Other than emerging equity and debt, this was a pretty decent time to be an investor. When one thinks about the real risks for a long-term investor, the risks that really matter are events that cause sufficiently acute losses across the portfolio to require a behavior change in spending, or events that cause losses that are not reversed even in the long term. The 1997-98 loss, as bad as it was for emerging, has not meant any permanent loss for emerging market investors.
Since the start of 1997, MSCI emerging has mildly outperformed ACWI, even including that large drawdown. As for emerging debt, the other material loser in the period, since 1997 it has been the best performing of all of the asset classes we track, despite its losses in 1997-98. Emerging equities and debt are volatile assets and move somewhat to an “emerging” rhythm. This means that the potential for them to underperform other assets is quite material, but so is their ability to beat them. In other words, for an investor more concerned with absolute risk and return than relative, they can offer valuable diversification.
But let’s not kid ourselves. Emerging is also a risky asset that can be relied upon to perform poorly in events that really do matter. From the 2007 high for ACWI to the 2009 low, ACWI lost 55%. MSCI Emerging lost 62%. This may not sound like a big difference, but in order to recover the losses, ACWI had to rally 122%, whereas MSCI Emerging needed to rally 160%, a difference of 38 percentage points.
So for an investor focused on absolute return and risk, emerging is a risky asset class – let’s say a factor of 1.2 on platonic “equity depression risk,” although that is only an educated guess. But the fact that it is also capable of large losses at times when other assets do just fine is not necessarily such an issue. Even on the “Hell” version of our forecasts, where returns to all equities are higher, emerging market value stocks have an expected real return about 2.4 times higher than the next best equity group. On the “Purgatory” version, the ratio is 5.4 times.6
A return multiple of over 2.0 and a risk multiple of 1.2 argues for owning emerging equities to the exclusion of all other equities.

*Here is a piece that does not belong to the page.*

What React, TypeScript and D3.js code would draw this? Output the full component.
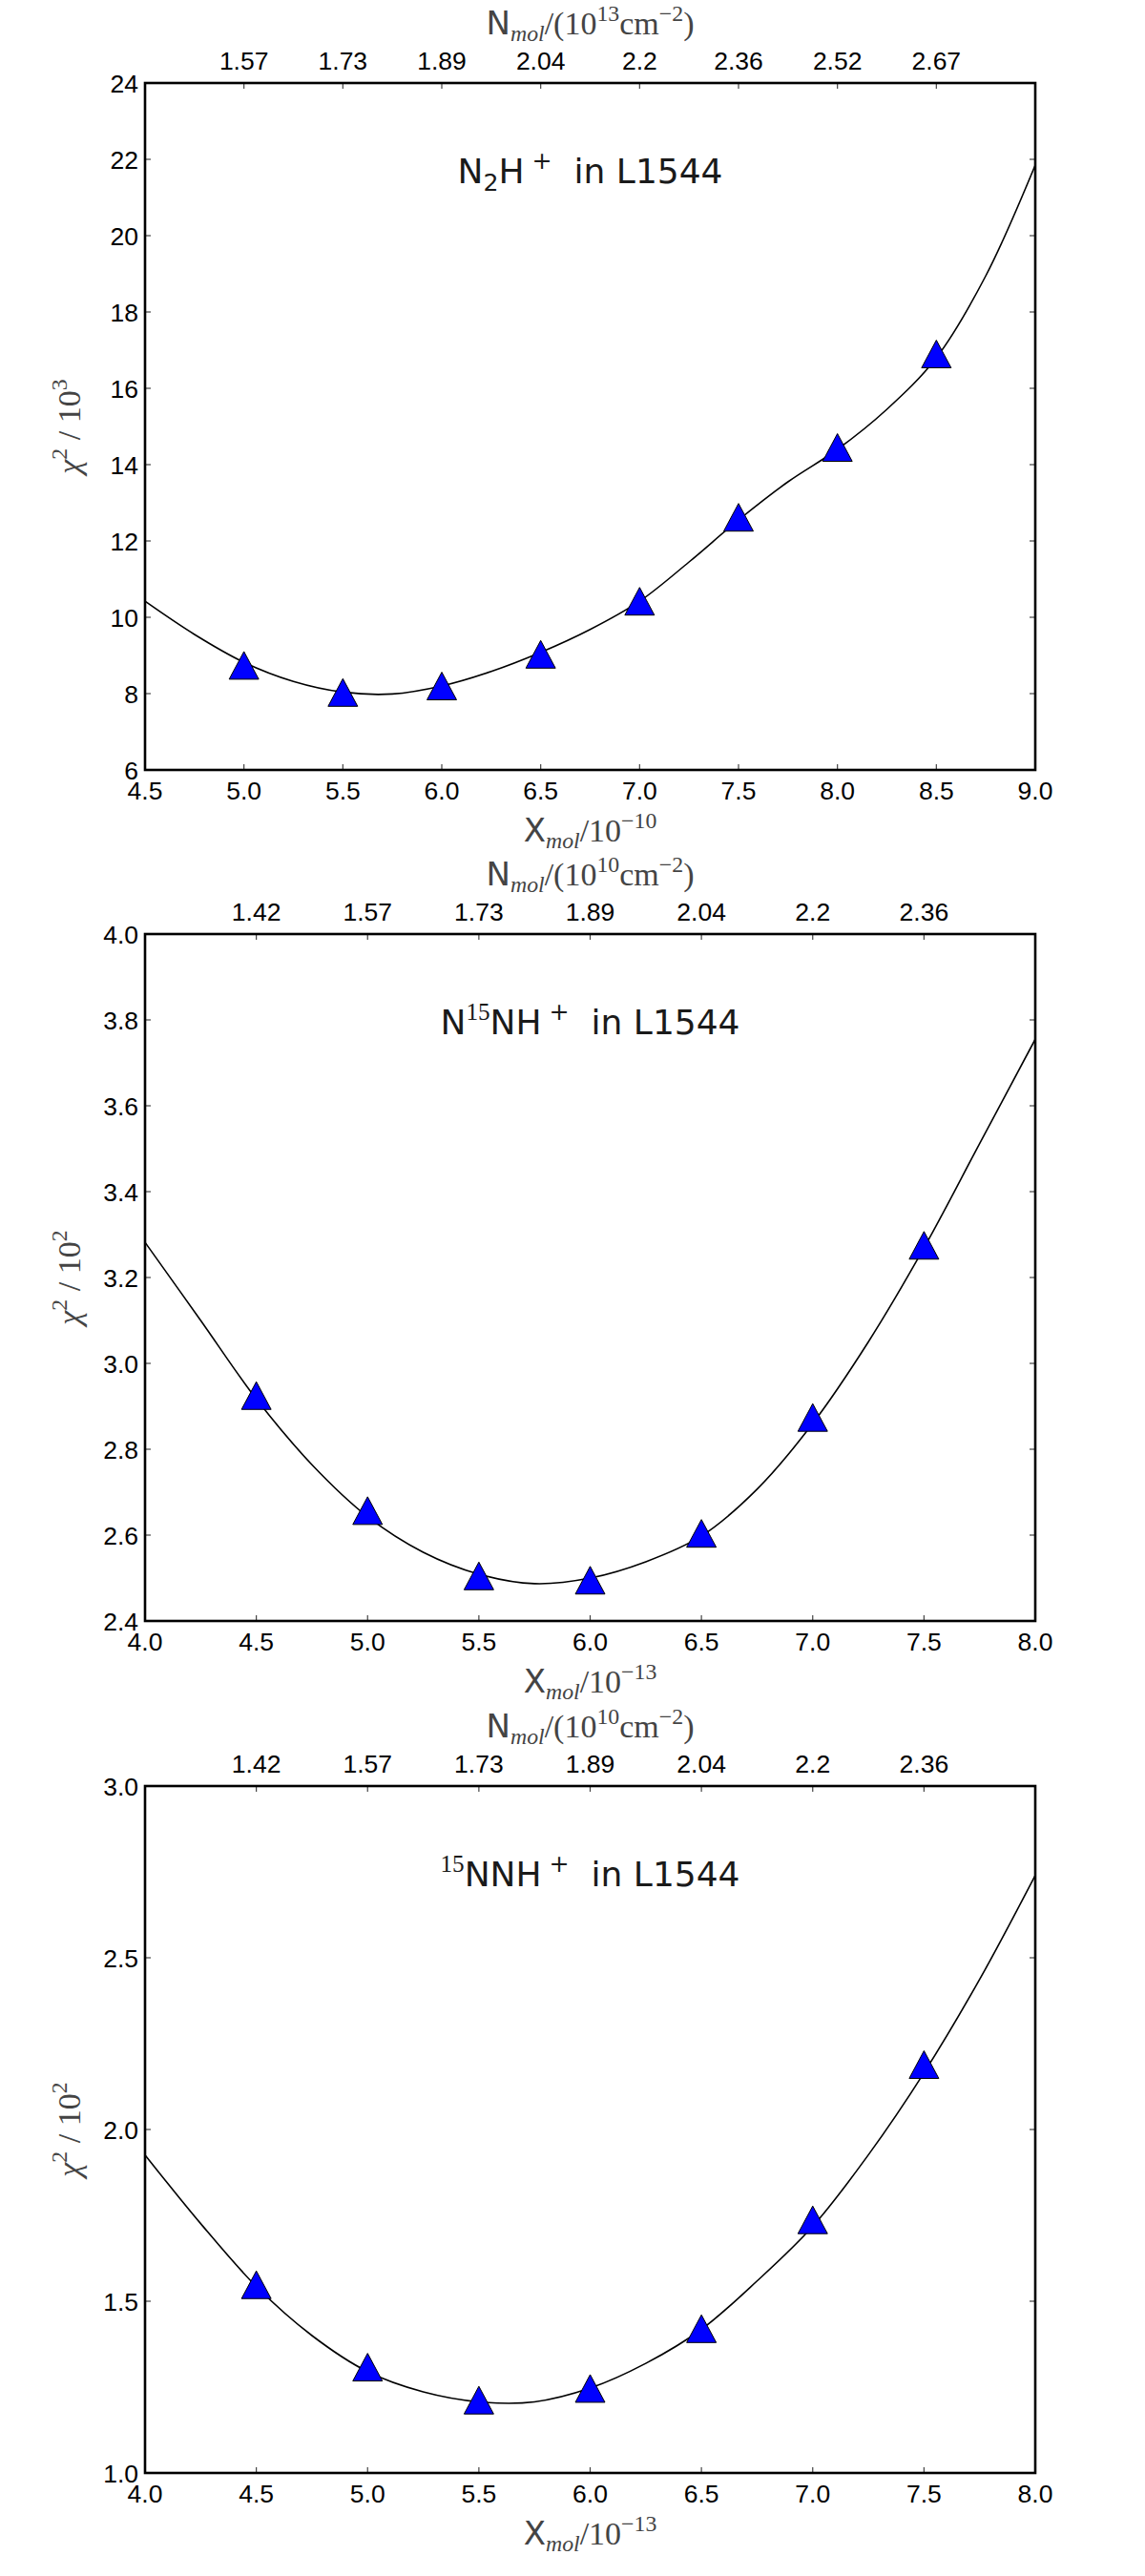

Why not go all the way to that, with perhaps 50% of our portfolio in emerging equities and no other risky assets? This portfolio would have similar “depression risk” to a standard 60% stock/40% bond portfolio and a hugely higher return on our forecasts – about 5% better than the traditional portfolio for the next 7 years. One reason not to do this is that this takes the “emerging-specific problem” event and turns it into a really meaningfully nasty event for the portfolio. If there were another -48% return from emerging such as we saw in 1997-98, we wouldn’t be bailed out by the performance of other assets in the way a diversified portfolio would be.
Even if emerging came back as it did after that crisis, a 25% overall portfolio loss is a big loss. And just as important, given the fact that the large loss would come from a single volatile asset class, I’m also willing to bet that it would be a large enough loss to cause pretty much any investor (including GMO) to think twice about rebalancing into the pain, which is generally the right thing to do in such events. So let’s agree that 50% is too large a position. What is the right size? Given the size of the expected return premium for emerging value over everything else, it’s not really driven by the expected return gap but by risk.